Meski tanggung jawab keamanan berada pada negara, masyarakat dinilai tetap memiliki kontribusi krusial. Warga diimbau lebih waspada terhadap pergerakan orang asing di lingkungan mereka, mengaktifkan kembali ronda malam, dan memanfaatkan grup komunikasi keamanan RT/RW untuk berbagi informasi cepat.

Sejumlah tokoh adat dan pemuda di Timika juga mengingatkan pentingnya sistem keamanan berbasis komunitas, mengingat karakter masyarakat Papua yang kuat dalam budaya saling menjaga.

Rentetan pembunuhan sadis di Timika menjadi alarm keras bahwa kota ini sedang menghadapi ancaman keamanan serius. Semua pihak polisi, pemerintah, dan masyarakat diminta bergerak bersama sebelum jatuh korban berikutnya.

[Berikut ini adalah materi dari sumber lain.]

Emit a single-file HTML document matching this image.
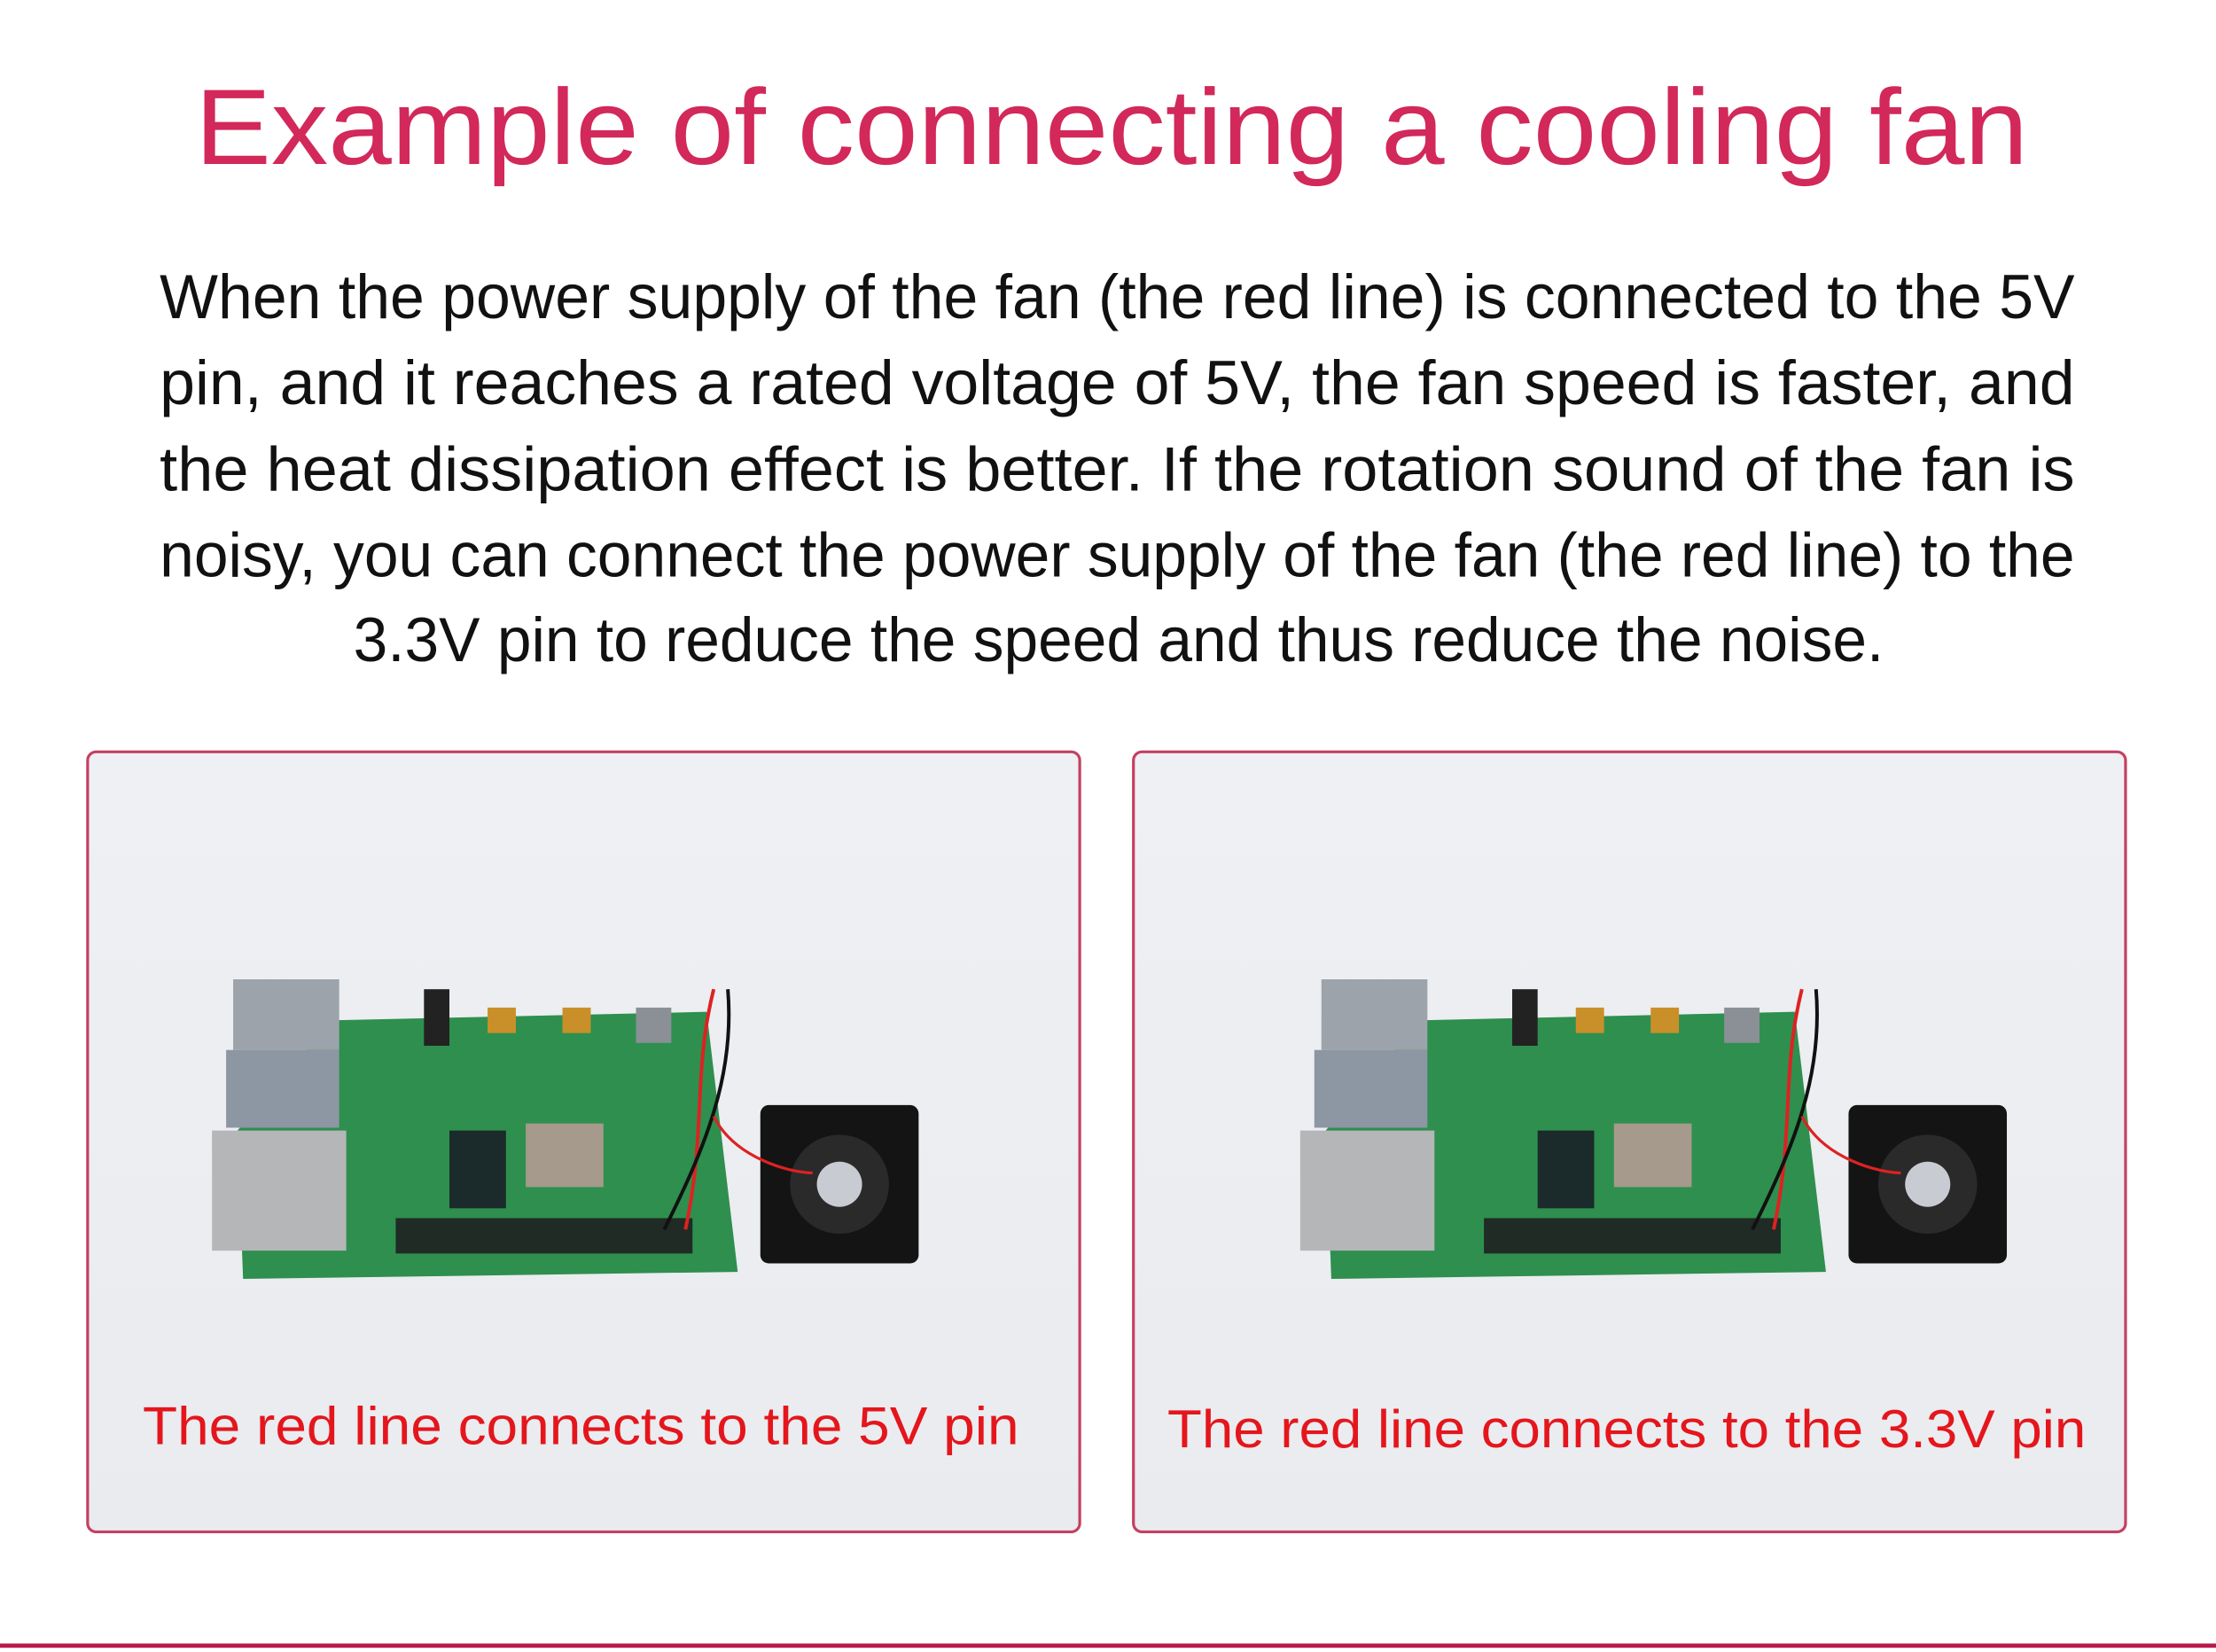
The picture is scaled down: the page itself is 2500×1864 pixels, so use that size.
<!DOCTYPE html>
<html><head><meta charset="utf-8"><style>
html,body{margin:0;padding:0;background:#fff;}
svg{display:block;}
</style></head><body>
<svg width="2500" height="1864" viewBox="0 0 1568 1169" preserveAspectRatio="none" xmlns="http://www.w3.org/2000/svg" font-family="Liberation Sans, sans-serif">
<rect width="1568" height="1169" fill="#fff"/>
<text x="138" y="116" font-size="76" fill="#d2285a" textLength="1297" lengthAdjust="spacingAndGlyphs">Example of connecting a cooling fan</text>
<g font-size="44" fill="#111">
<text x="113" y="225" textLength="1355" lengthAdjust="spacingAndGlyphs">When the power supply of the fan (the red line) is connected to the 5V</text>
<text x="113" y="286" textLength="1355" lengthAdjust="spacingAndGlyphs">pin, and it reaches a rated voltage of 5V, the fan speed is faster, and</text>
<text x="113" y="347" textLength="1355" lengthAdjust="spacingAndGlyphs">the heat dissipation effect is better.  If the rotation sound of the fan is</text>
<text x="113" y="408" textLength="1355" lengthAdjust="spacingAndGlyphs">noisy, you can connect the power supply of the fan (the red line) to the</text>
<text x="250" y="468" textLength="1083" lengthAdjust="spacingAndGlyphs">3.3V pin to reduce the speed and thus reduce the noise.</text>
</g>
<defs>
<linearGradient id="bg" x1="0" y1="0" x2="0" y2="1"><stop offset="0" stop-color="#eef0f4"/><stop offset="1" stop-color="#e9ebef"/></linearGradient>
<g id="pi">
<polygon points="235,722 500,716 522,900 172,905 168,800" fill="#2f8f4e"/>
<rect x="165" y="693" width="75" height="50" fill="#9da3aa"/>
<rect x="160" y="743" width="80" height="55" fill="#8d96a3"/>
<rect x="150" y="800" width="95" height="85" fill="#b4b6b8"/>
<rect x="318" y="800" width="40" height="55" fill="#1b2a2a"/>
<rect x="372" y="795" width="55" height="45" fill="#a59a8c"/>
<rect x="280" y="862" width="210" height="25" fill="#1f2b24"/>
<rect x="300" y="700" width="18" height="40" fill="#222"/>
<rect x="345" y="713" width="20" height="18" fill="#c9902a"/>
<rect x="398" y="713" width="20" height="18" fill="#c9902a"/>
<rect x="450" y="713" width="25" height="25" fill="#8a9096"/>
<rect x="538" y="782" width="112" height="112" rx="6" fill="#141414"/>
<circle cx="594" cy="838" r="35" fill="#2a2a2a"/>
<circle cx="594" cy="838" r="16" fill="#c8ccd2"/>
<path d="M505,700 C490,760 500,800 485,870" stroke="#d22" stroke-width="2.5" fill="none"/>
<path d="M515,700 C520,760 500,810 470,870" stroke="#111" stroke-width="2.5" fill="none"/>
<path d="M505,790 C520,820 560,830 575,830" stroke="#d22" stroke-width="2" fill="none"/>
</g>
</defs>
<rect x="62" y="532" width="702" height="552" rx="6" fill="url(#bg)" stroke="#c44062" stroke-width="2"/>
<rect x="802" y="532" width="702" height="552" rx="6" fill="url(#bg)" stroke="#c44062" stroke-width="2"/>
<use href="#pi"/>
<use href="#pi" x="770"/>
<g font-size="38" fill="#e4161c">
<text x="101" y="1022" textLength="620" lengthAdjust="spacingAndGlyphs">The red line connects to the 5V pin</text>
<text x="826" y="1024" textLength="650" lengthAdjust="spacingAndGlyphs">The red line connects to the 3.3V pin</text>
</g>
<rect x="0" y="1163" width="1568" height="3" fill="#b8194a"/>
</svg>
</body></html>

Kejadian-kejadian brutal ini bukan hanya menimbulkan ketakutan, tetapi juga berpotensi melemahkan stabilitas sosial dan ekonomi masyarakat. Karena itu, berbagai pihak menegaskan bahwa penanganan keamanan di Timika tidak boleh lagi berjalan dengan pola standar.

Penyelesaian tuntas, transparansi kerja aparat, serta keterlibatan masyarakat menjadi kunci menghentikan siklus kekerasan yang meresahkan tersebut.

Meski peran utama ada pada aparat dan pemerintah, masyarakat tetap menjadi lapisan pertama perlindungan. Warga yang tinggal di kawasan gelap harus membangun sistem keamanan berbasis komunitas seperti ronda, pemasangan lampu swadaya di depan rumah, dan pemanfaatan grup komunikasi digital untuk melaporkan hal mencurigakan.

Dalam kondisi minim penerangan, masyarakat dituntut lebih waspada terhadap aktivitas orang asing, pergerakan kendaraan yang berkeliaran malam hari, dan suara mencurigakan di lingkungan mereka.